<<It's also easy to be distracted by audio-geekery and too many
choices available.>>

I think there is so much value in that one sentence, it bears
repeating ad infinitum.

The possibilities are so endless in 2008, that a number of undesirable
by-products has emerged...

Most significantly, much like the current state of Hollywood movies,
it's so easy to fall into the trap of getting wrapped up in to the
concept of technical brilliance and completely lose the entertainment
value in the process.

In Hollywood (well, LOTS of movies, really...no need to restrict it),
the goal is ticket sales. Butts in seats.
On television, it's faces in front of screens to watch advertising.

In years past, being adept at your craft brought people and the ticket
sales or faces in front of screens were the by-products. The tables
have turned, and it's the pure "spectacle"....i.e. the concept, not
the execution, that brings viewership.

Anyone of my/our generation need only look at the last 3 Star Wars
movies to prove my point. It wasn't the acting and it CERTAINLY wasn't
the dialogue that made those films box office successes. If there were
any other name attached to them but George Lucas, those films would've
been laughed out of the theater, or worse. The dialogue was absolutely
ATTROCIOUS.

It was the concept that brought people (including myself) in.  The
spectacular effects. The story line (which was no surprise if you
haven't been living under a rock since 1977)...the end product, when
taken at face value, was fairly laughable.

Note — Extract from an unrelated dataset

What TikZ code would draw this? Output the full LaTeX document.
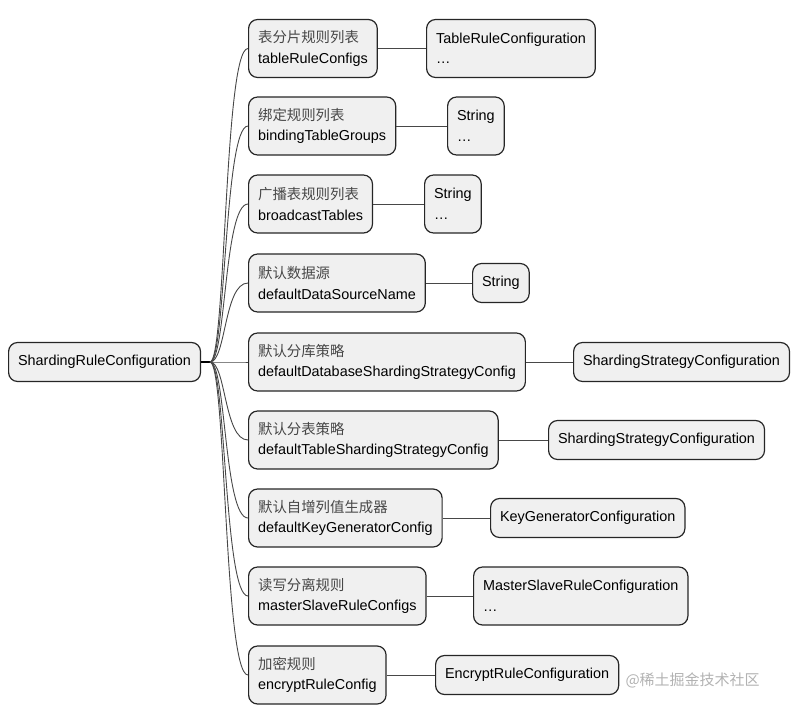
\documentclass[tikz,border=0pt]{standalone}
\usepackage{fontspec}
\setmainfont{Liberation Sans}
\newfontfamily\cjk{Noto Sans CJK SC}
\newcommand{\zh}[1]{{\cjk\color{black!72}#1}}

\begin{document}
\begin{tikzpicture}[x=1pt, y=-1pt,
    box/.style={draw=black!85, line width=1.2pt, fill=black!6, rounded corners=9pt,
        align=left, inner xsep=9.5pt, inner ysep=4pt, anchor=west,
        font=\fontsize{14.4}{20.5}\selectfont},
    twoline/.style={minimum height=58pt},
    oneline/.style={minimum height=39pt},
    link/.style={draw=black!72, line width=0.9pt}]
    \useasboundingbox (0,0) rectangle (794,710);

    % Root
    \node[box, oneline] (root) at (8,362) {ShardingRuleConfiguration};
    \coordinate (hub) at (210,362);
    \draw[line width=2pt] (root.east) -- (hub);

    % Fields
    \node[box, twoline] (m1) at (248,48.5) {\zh{表分片规则列表}\\tableRuleConfigs};
    \node[box, twoline] (m2) at (248,126) {\zh{绑定规则列表}\\bindingTableGroups};
    \node[box, twoline] (m3) at (248,204) {\zh{广播表规则列表}\\broadcastTables};
    \node[box, twoline] (m4) at (248,283) {\zh{默认数据源}\\defaultDataSourceName};
    \node[box, twoline] (m5) at (248,362) {\zh{默认分库策略}\\defaultDatabaseShardingStrategyConfig};
    \node[box, twoline] (m6) at (248,440) {\zh{默认分表策略}\\defaultTableShardingStrategyConfig};
    \node[box, twoline] (m7) at (248,518) {\zh{默认自增列值生成器}\\defaultKeyGeneratorConfig};
    \node[box, twoline] (m8) at (248,596) {\zh{读写分离规则}\\masterSlaveRuleConfigs};
    \node[box, twoline] (m9) at (248,675) {\zh{加密规则}\\encryptRuleConfig};

    % Types
    \node[box, twoline] (t1) at (426,48.5) {TableRuleConfiguration\\…};
    \node[box, twoline] (t2) at (447,126) {String\\…};
    \node[box, twoline] (t3) at (424,204) {String\\…};
    \node[box, oneline] (t4) at (472,283) {String};
    \node[box, oneline] (t5) at (573,362) {ShardingStrategyConfiguration};
    \node[box, oneline] (t6) at (548,440) {ShardingStrategyConfiguration};
    \node[box, oneline] (t7) at (490,518) {KeyGeneratorConfiguration};
    \node[box, twoline] (t8) at (473,596) {MasterSlaveRuleConfiguration\\…};
    \node[box, oneline] (t9) at (435,675) {EncryptRuleConfiguration};

    % Branches
    \foreach \n in {1,...,9} {
        \draw[link] (hub) .. controls +(16,0) and +(-24,0) .. (m\n.west);
        \draw[link] (m\n.east) -- (t\n.west);
    }

    % Watermark
    \node[anchor=west, text=black!30, font=\cjk\fontsize{15}{18}\selectfont] (mark) at (622,680) {@稀土掘金技术社区};
\end{tikzpicture}
\end{document}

This is  completely the problem I had with Hawtin's previous "mix"
cd's - they may have been interesting in theory, and clinically
perfect, but that's just it. They were clinical. Cold. Sterile. Devoid
of any sort of soul or funk.

Or entertainment value...For a supposedly  "dance" record, I wasn't in
any way motivated to even nod my head at the desk by anything I heard
on those recordings.

If those recordings had been made by me, or any other non-name, they
wouldn't register a blip on the scale. But because of who he is, and
his cache of previous successes, the lack of quality was given a pass
in the name of progress.

I think this was the feeling that a lot of people share when they
claim that Hawtin is a product of "marketing" more than "substance".
The confusing thing is, he didn't start this way.

m


On Tue, May 6, 2008 at 9:27 AM, kent williams <[EMAIL PROTECTED]> wrote:
> Well,  I don't know that what I wrote is categorically,
>  deterministically true.  It felt plausible when I wrote it.
>
>  I think one knows what moves one's own self when working on a track,
>  but it's not easy to know how other people react to what you're doing.
>   It's also easy to be distracted by audio-geekery and too many choices
>  available.
>
>
>
>  On Tue, May 6, 2008 at 3:04 AM, Martin Dust <[EMAIL PROTECTED]> wrote:
>  >
>  >  On 5 May 2008, at 04:21, kent williams wrote:
>  >
>  >
>  > > I'll say this about Mr. Hawtin -- he's no dummy.  He talks a lot about
>  > > the concepts he's trying to implement in his music.  I've been left
>  > > cold by a lot of his output, and my suspicion is that when he's alone
>  > > in the studio, the concepts rule over the emotion.
>  > >
>  >
>  >  I don't feel the same way about his output as you Kent but I'm also not
>  > sure I'd agree with the concept over emotion idea either, it just seems to
>  > determislistic to suggest that this is the case.
>  >
>  >
>  > > It's always difficult to find emotion when you're working with
>  > > machines in a room by yourself.  A techno producer is like an old
>  > > school photographer -- you make the music, but don't see how it
>  > > develops until you see how a dance floor reacts.
>  > >
>  >
>  >  This is just wrong :) I can't and don't believe you think the above is
>  > actually true, do you?
>  >
>



-- 
"Play more things that make me dance around and less things that make
me sit and look miserable in a plastic chair" - Brian Eno

Blind faith in bad leadership is not "Patriotism".